Thursday, 22 August 2013

McLennan’s: Discovering video games

Pac Man
Missile Command
Frenzy
Centipede
Space Invaders
Q*bert
One of the drawbacks about growing up on the farm was that I did not get to spend a lot of time in town or with my friends.

That all changed when I entered junior high and we started taking shop classes over at the high school once a week. Every Thursday, we had regular classes at St. Joe’s then over lunch hour walked over to Kate Andrews High School.

It was a new freedom for me. A chance to check out Mac’s and Red Rooster and – the arcade. It was called McLennan’s and you could hear the video games even before you entered the building. It was in downtown Coaldale, right beside a butcher shop.

McLennan’s was where I first encountered Pac Man, and Ms. Pac Man, Q*bert, Centipede, its son Millipede, Missile Command, Berzerk and its cousin Frenzy, and my all-time favourite Space Invaders. It’s also where I first feared for my life and my safety.

There is nothing I have seen like the arcade atmosphere of the 1980s. There were players, and people who just crowded around the consoles to watch them.

The currency was the quarter, the goal was to stay alive as long as you could in whatever electronic environment you chose, earning as many points as possible along the way. You could become a man, a gun, a ship, even just a pair of crosshairs. Players lived vicariously through all of this video incarnations and much more.

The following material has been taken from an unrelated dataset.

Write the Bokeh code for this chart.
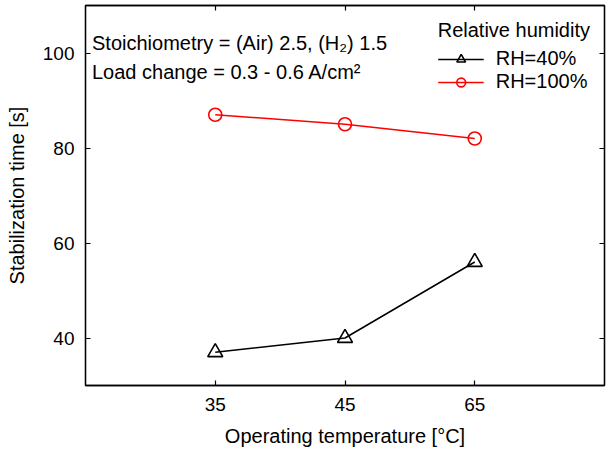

Because I never really had a lot of money, I didn’t play a lot of video games. Not like some guys I knew who played a lot. That was the only way to get any good though was by practising. Unfortunately, some guys got addicted. They ended up stealing from friends and parents to play just one more game or another.

I can understand that compulsion to play. You kind of go through stages. At first you learn the rules, usually by watching other guys play. Then you get better by developing some sort of pattern. There is a high in going farther and farther, your score continuing to climb. The rush ends just as quickly when you run out of lives or men. Sometimes it is an irresistible urge to play again. Especially a little bit later when, if you plugged in more money before a certain time, you could continue from where you left off as opposed to starting all the way back at the beginning.

There was something different about arcade video games. I had an Intellivision and later a Commodore 64. It may have been the graphics, or the playability, or the atmosphere, but there was just something better about playing a video game in the arcade. Maybe it was standing up, as opposed to sitting or lying down. Or being surrounded by a dozen backseat players.